Change will occur. In this very same semester you will teach your own high school students about coming to voice, about stereotypes, about the very things you are learning about. You will begin to teach them at the end of the third nine week grading period how to go deep into themselves. You recognize that they have very real experiences even though they are young. They get the opportunity to choose what role and genre to write it. They get to choose the topic, and in this writing assignment they must confront who they really are just as you are confronting so many of those unsaid, hidden realities of your depression. You will admit to them that you have thought of suicide. In their writing in just the past week, they will tell you their own thoughts, their own fears, their own struggles with abuse, drugs, God, parents, everything you could think of. But instead of taking it to heart, “when [you are] confronted with [their] fear, you [will] note [their] emotional arousal, allow [their] feelings / words to enter your body, then you [will] shift to the neutral place . . . You [will] detach so those feelings won’t inhabit your body for long. You [will] listen with respect, attend to the other[s] as a whole being[s], not. . . a[s] object[s], even when [they]oppose… you… (Anzaldúa 569). You will no longer see your students as “just” high school students, but as people who need to connect their “body, soul, and spirit” (570). It will be “a gift wrested from the events in your life, a bridge home to the self” for yourself and a chance for them to begin the journey (540). Instead of crumbling, you will allow their knowledge to grow as you ask them to go deep, to share who they really are as you share some of your most hidden thoughts with them. For a time, you are nepantla, a guide between two spaces: adult and teen, the hidden and the known, the dominant and the other. You are a bridge, showing others how to bridge themselves.

With Blessings,

Your older, wiser (but not perfect) self

The Conclusion

It isn’t really the end, though. The work that I have begun this semester continues. We have only just begun working on the written part of their assignment to find authentic voice through the creation of two texts using two different voices and two different roles. I could not have planned a better assignment, but it is a part of the new curriculum my district adopted. I could have written the assignment off and had them just write any simple piece as long as they were in two different voices, but the key word was authentic. There was no way they (or I) could be authentic unless we went deep into that which we did not wish to name. We had already discussed stereotypes, and so this assignment built on the writing they did for that part of the unit. My students, sophomores in high school and junior and senior FCAT (the state assessment) retakers, my students are writing poignantly about their life experiences and sharing them with me. It is amazing what they are doing and worth sharing my journey with them and with you.

Works Cited

Anzaldúa, Gloria. “now let us shift. . .the path of conocimiento . . . inner work, public acts.” This Bridge We Call Home: Radical Visions for Transformation. Eds. Glorida E. Anzaldúa and Analouise Keating. New York: Routledge, 2002. 540-578. Print.

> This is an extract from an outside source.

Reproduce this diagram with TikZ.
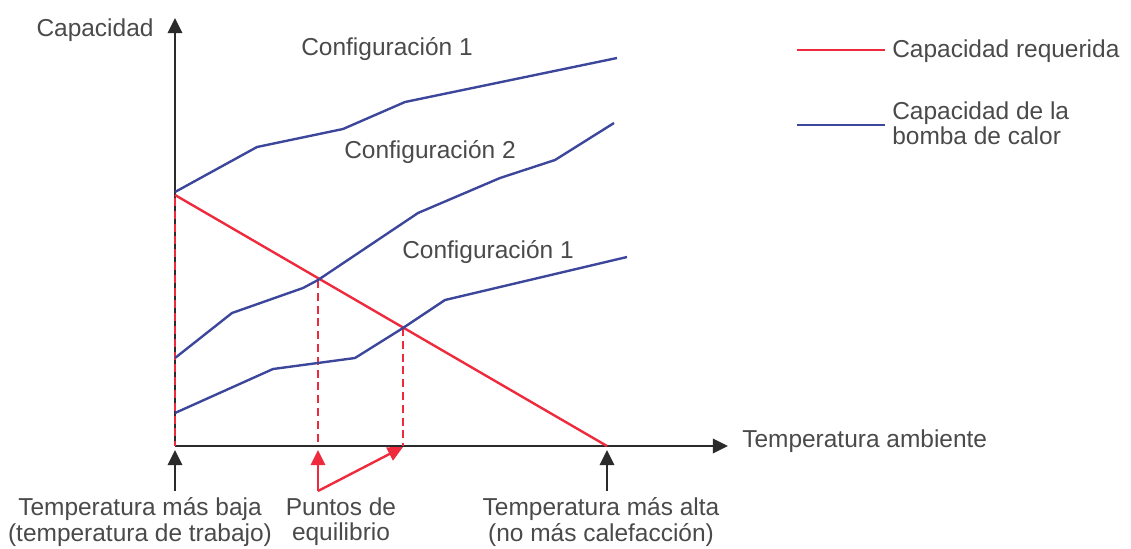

Courvant, Diana. “Speaking of Privilege.” This Bridge We Call Home: Radical Visions for Transformation. Eds. Glorida E. Anzaldúa and Analouise Keating. New York: Routledge, 2002. 458-463. Print.

Dykewomon, Elana. “The Body Politic – Meditations on Identity.” This Bridge We Call Home: Radical Visions for Transformation. Eds. Glorida E. Anzaldúa and Analouise Keating. New York: Routledge, 2002. 450-458. Print.

Keating, AnaLouise. “Forgin El Mundo Zurdo: Changing Ourselves, Changing the World.” This Bridge We Call Home: Radical Visions for Transformation. Eds. Glorida E. Anzaldúa and Analouise Keating.

New York: Routledge, 2002. 519-530. Print.